The last political link of the day: Doug Duncan was in Baltimore the other day at a Angelos and Schaffer sponsored fund-raiser. I know Angelos is upset that O'Malley hasn't spent "enough" money helping to redevelop the area near Camden Yards, but what does Schaffer have against O'Malley? The article only mentions a "snub," so if anyone has any info, let me know. It seems to me that Schaffer simply doesn't like anyone with political power who hasn't strained their back kissing his ass. But that's just my opinion, I could be wrong.
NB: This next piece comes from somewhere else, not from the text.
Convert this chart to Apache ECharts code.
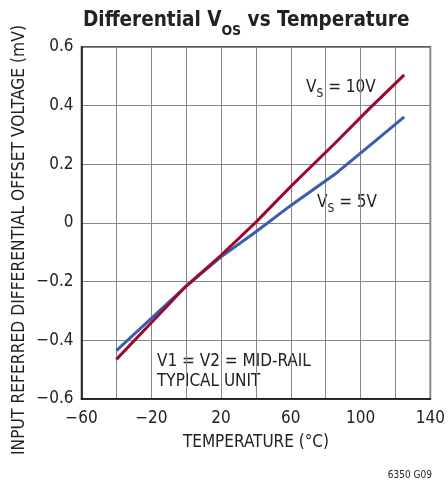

Almost there, only two sports links left to help you get through the day. The Ravens are starting Anthony Wright at QB this weekend, due to Boller's injury and Redman's dreadful performance Sunday night against the St. Louis Rams. Billick said that Wright possesed the natural athleticism that is neccessary in his offense. But wait a minute, Boller is the biggest statue since Bernie Koser and has the deep ball threat of Vinny Testaverde. What is Billick talking about? I think Redman slept with Billick's wife or something, because he really doesn't like that kid.
And finally, the College Basketball season gets under way tonight with the Coaches v. Cancer Classic. Read John Feinstein's take on the scandalicious off season and his thoughts for this year.
That's the news, and I - am - outta here
Tony
How does Kerry's stunt help his campaign, aside from mere name recognition? (which is probably a big help.) Do more people care what he thinks about Iraq? NO. Are more people intrigued by his health care proposal? NO. Is John Kerry even cooler today than he was yesterday? NO.
To be fair, though, Kerry's campaign is all but over, and beating up on him feels like kicking a corpse. Because it's both fun and easy
Tony
Lame. Listen to these marketing ideas:
A possible logo: the state outline with an image of "Uncle Sam," a character based on Samuel Wilson of Mason. The team fan club: the Lobbyists. Team gift certificates: campaign dollars.